Lorsqu’une telle législation a été créée au Canada, certains craignaient que les personnes pauvres envahissent les tribunaux pour toutes les injustices qu’elles subissent. Des études [2] ont montré qu’il n’en était rien, et que les quelques situations effectivement portées devant les tribunaux ont eu un impact pédagogique sur les populations défavorisées et sur ceux qui les côtoient.
La France semble prête à ce nouveau pas vers un vrai refus de la misère.
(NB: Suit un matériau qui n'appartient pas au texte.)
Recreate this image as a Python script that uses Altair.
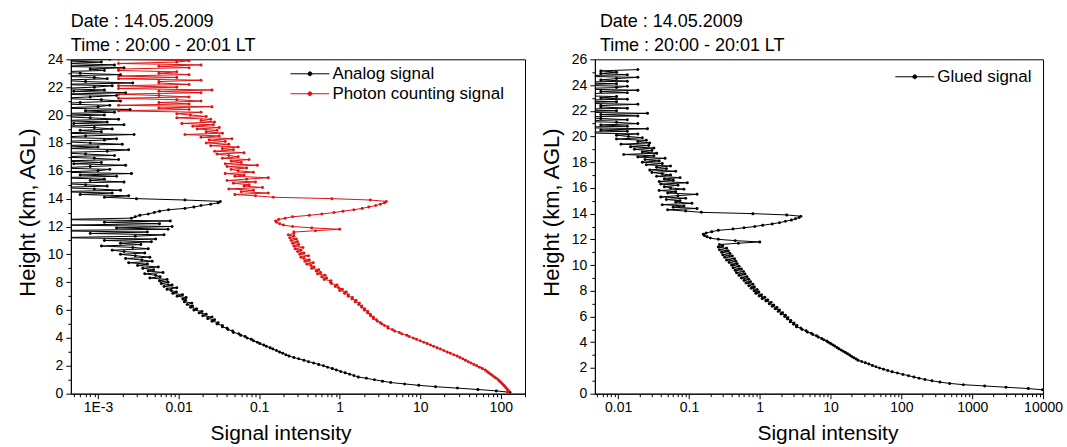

Nous souhaitons vivement que le gouvernement saisisse le Parlement de cette question dès cet automne. Les plus démunis, qui subissent la violence du mépris sans que celle-ci n’ait jamais été reconnue, percevront immédiatement l’importance de ce geste. Ils y verront le signe que la mobilisation pour rendre effectifs les droits fondamentaux est bien réelle, ce qui leur redonnera confiance dans les institutions.
(Source : Rue89)
[1] Il faut rajouter l'origine sociale dans l'article 225-1 du Code pénal qui définit 18 critères constitutifs comme l'origine nationale ou ethnique, le patronyme, le sexe, la grossesse, la situation de famille, l'apparence physique, l'âge, l'état de santé, le handicap, les opinions politiques ou les activités syndicales, les convictions religieuses, les mœurs, l'orientation sexuelle, les caractéristiques génétiques, etc... Cette loi, qui date de 2006, a "oublié" la discrimination socio-professionnelle (chômage) et sociale (pauvreté), qui sévissent de façon on ne peut plus ordinaire. Une lacune fondamentale à laquelle il devient urgent de remédier.
[2] Voir les travaux de Diane Roman, professeur de droit à Nanterre sur la Commission des droits de la personne au Québec.